La madre, que allá donde se instalara convertía el lugar en un rincón remoto, remendaba, guisaba, trasteaba, y si se quedaba quieta y absorta, lo hacía de un modo tan expresivo, que parecía que las sombras de los pensamientos se le pintaban en el rostro. Dámaso la miraba de vez en cuando, sin apenas fijar los ojos en ella, tal como se mira la amplitud de un paisaje, o como miraba ahora el fluir del agua, y luego a hurtadillas espiaba a Natalia: sus dedos frágiles y aplicados, el cabello por los hombros, la nitidez de sus rasgos, los accidentes mínimos de su piel, el gesto siempre sereno y concienzudo. Y era hermoso cuando juntaba un momento su cabeza a la de él para ayudarlo o enseñarle algo de sus cosas, su voz susurrante, la limpia fragancia a sol y a hierba de su pelo... Luego volvía a la tarea, pero ya distraído y debilitado por las menudencias del entorno.

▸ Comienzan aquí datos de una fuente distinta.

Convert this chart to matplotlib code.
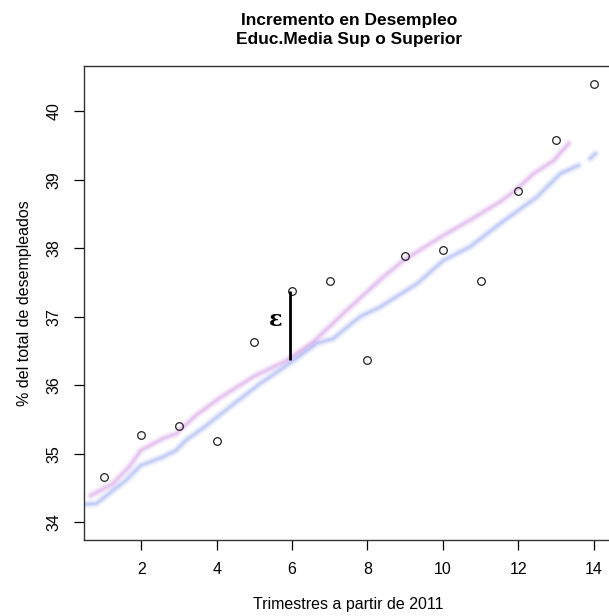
import numpy as np
import matplotlib
matplotlib.use("Agg")
import matplotlib.pyplot as plt

plt.rcParams['font.family'] = ['Liberation Sans', 'DejaVu Sans']

# observed points
trimestre = [1, 2, 3, 4, 5, 6, 7, 8, 9, 10, 11, 12, 13, 14]
pct_desemp = [34.66, 35.27, 35.40, 35.18, 36.63, 37.38, 37.52, 36.37,
              37.89, 37.97, 37.52, 38.83, 39.58, 40.40]

# fitted curve (pink)
pink_x = [0.66, 1.24, 1.68, 1.99, 2.57, 2.92, 3.45, 4.07, 4.96, 5.85, 6.56,
          7.44, 8.42, 8.95, 9.93, 10.72, 11.52, 11.87, 12.41, 12.94, 13.34]
pink_y = [34.39, 34.56, 34.81, 35.05, 35.22, 35.29, 35.56, 35.81, 36.12, 36.36,
          36.63, 37.09, 37.58, 37.82, 38.16, 38.41, 38.68, 38.82, 39.09, 39.28, 39.53]

# fitted curve (blue), gap near the end
blue_x = [0.40, 0.80, 1.15, 1.59, 1.99, 2.57, 2.92, 3.19, 3.63, 4.25, 5.14, 5.94,
          6.65, 7.09, 7.80, 8.33, 9.31, 10.01, 10.72, 11.52, 12.50, 13.12, 13.60,
          np.nan, 13.91, 14.05]
blue_y = [34.26, 34.27, 34.42, 34.61, 34.83, 34.95, 35.05, 35.20, 35.37, 35.64,
          36.02, 36.32, 36.61, 36.68, 37.00, 37.14, 37.48, 37.82, 38.02, 38.36,
          38.75, 39.09, 39.21, np.nan, 39.31, 39.38]

# residual marker
eps_x = 5.94
eps_low = 36.37
eps_high = 37.37

fig = plt.figure(figsize=(6.09, 6.16), dpi=100)
ax = fig.add_axes([0.138, 0.1234, 0.869, 0.7695])

# blurred look: stack wide transparent strokes
for lw, a in [(6.5, 0.07), (4.5, 0.10), (3, 0.15), (1.5, 0.2)]:
    ax.plot(pink_x, pink_y, color='#c77ee0', lw=lw, alpha=a,
            solid_capstyle='round', solid_joinstyle='round')
    ax.plot(blue_x, blue_y, color='#7d8ff0', lw=lw, alpha=a,
            solid_capstyle='round', solid_joinstyle='round')

ax.plot(trimestre, pct_desemp, 'o', mfc='none', mec='#222222', ms=5.5, mew=0.9)

ax.vlines(eps_x, eps_low, eps_high, color='black', lw=2)
ax.text(eps_x - 0.38, (eps_low + eps_high) / 2 + 0.08, 'ε', fontsize=16,
        fontweight='bold', family='DejaVu Serif', ha='center', va='center')

ax.set_xlim(0.48, 14.52)
ax.set_ylim(33.74, 40.66)
ax.set_xticks([2, 4, 6, 8, 10, 12, 14])
ax.set_yticks([34, 35, 36, 37, 38, 39, 40])
ax.tick_params(direction='out', length=7, width=0.9, labelsize=11.5, pad=9)
for lab in ax.get_yticklabels():
    lab.set_rotation(90)
    lab.set_va('center')
for s in ax.spines.values():
    s.set_color('#333333')
    s.set_linewidth(1)

ax.set_xlabel('Trimestres a partir de 2011', fontsize=11.5, labelpad=14)
ax.set_ylabel('% del total de desempleados', fontsize=11.5, labelpad=11)
ax.set_title('Incremento en Desempleo\nEduc.Media Sup o Superior',
             fontsize=12.5, fontweight='bold', pad=16, linespacing=1.3)

fig.savefig('out.png', dpi=100)
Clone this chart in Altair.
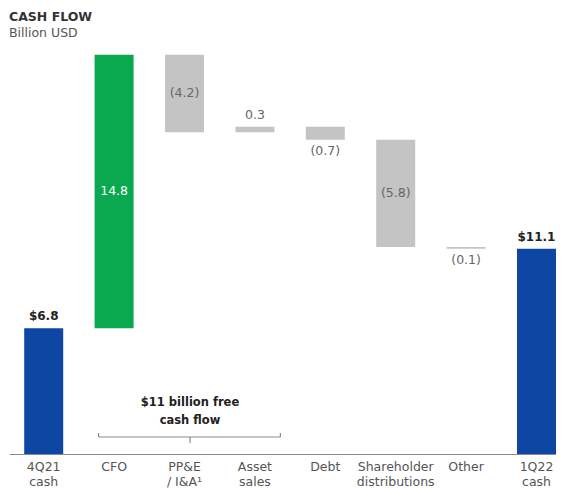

Venía la noche y ellos continuaban allí, cada cual en su sitio y en su cometido, y aunque los ruidos cesaban por completo en toda la casa, y en el patio y en los traspatios, el silencio del padre se distinguía del gran silencio general, sin disolverse en él, y Dámaso lo notaba del mismo modo que pueden intuirse las aguas profundas de un río sin que en la superficie aparezca ningún indicio delator.

Es esta una novela redonda en su calidad y circular en su estructura. La cierra un guiño cómplice a Cien años de soledad, cuando, como Melquíades, Tomás Montejo empieza a escribir la historia en la última página del libro, al cierre del último capítulo de la novela, que se titula Aquí empiezan las verdaderas aventuras:

Cuando comenzó a anochecer, Tomás Montejo no había abierto aún la carta. Su mente estaba en otro lado, en otro texto. Había sacado una carpeta sin estrenar para empezar a tantear una novela que se le había venido ocurriendo en los últimos días y que era como si ya estuviese escrita, un relato que en realidad eran dos historias entrelazadas, sacadas del barro mismo de la vida, y que eran la de Dámaso y la suya propia, unas cuatrocientas páginas, calculó, y de la cual tenía ya pensado hasta el título. Por la ventana entraba una leve brisa de verano. Miró al cielo. Aún no se distinguían las primeras estrellas. Sí, bueno o malo, aquél era su mundo, y ahora, como Ulises, después de algunas peripecias, regresaba finalmente a su hogar. Y aunque el dolor era mucho, tampoco la esperanza era poca.
Tomó un lápiz, lo afiló a conciencia, y escribió la primera frase. Sí, allí empezaban para él las verdaderas aventuras.